International business owners who don't reside in any US state have the most flexibility. Without a home state pulling them toward local registration, they can choose purely based on the legal, tax, and privacy characteristics that best match their business needs.
Common Mistakes in LLC Company Registration
Several recurring errors trip up both first-time and experienced filers during the company formation process.
Choosing a state based solely on tax savings without accounting for foreign qualification requirements is the most common mistake. If you form in Wyoming to avoid taxes but operate in New York, New York will still tax your income earned there, and you'll pay Wyoming's fees on top of New York's.

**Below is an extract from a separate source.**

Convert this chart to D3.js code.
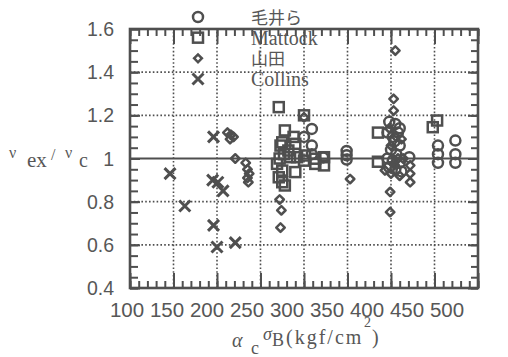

Neglecting the operating agreement is another frequent oversight. Without one, your LLC defaults to the state's standard rules, which may not reflect your actual arrangements with co-owners. Disputes between members without a written agreement often end up being more expensive and more contentious than they needed to be.
Using a personal address as the registered agent address puts your home information into public records and requires you to be available during business hours to accept legal documents. A professional registered agent service solves both problems for a modest annual fee.
Failing to maintain good standing is surprisingly common. Missing an annual report deadline or forgetting to renew your business license can result in administrative dissolution of your LLC. Reinstatement is usually possible but involves additional fees and potential gaps in your liability protection.
Finally, skipping the EIN application or delaying it creates downstream problems. You need an EIN before you can open a business bank account, and operating without one means mixing personal and business finances — which undermines the liability protection that motivated the LLC registration in the first place.
Moving Forward with Your Business Registration
The US company formation landscape rewards research and planning. Whether you're a domestic entrepreneur choosing between your home state and Delaware, or an international founder evaluating Wyoming against Nevada, the right choice depends on your specific business model, growth plans, and tolerance for ongoing compliance costs.
Start by identifying your actual operational footprint — where you'll have employees, customers, and physical presence. Factor in both initial filing costs and recurring annual obligations. Consider whether you need specific legal frameworks (Delaware's Chancery Court, Wyoming's privacy protections, your home state's simplicity). And budget for a professional registered agent from day one.
The states profiled on this page each bring distinct advantages to the table. Use the comparison tools and state profiles above to evaluate their tax structures, filing requirements, and legal frameworks side by side. The best LLC registration decision is an informed one, built on accurate data rather than generic advice.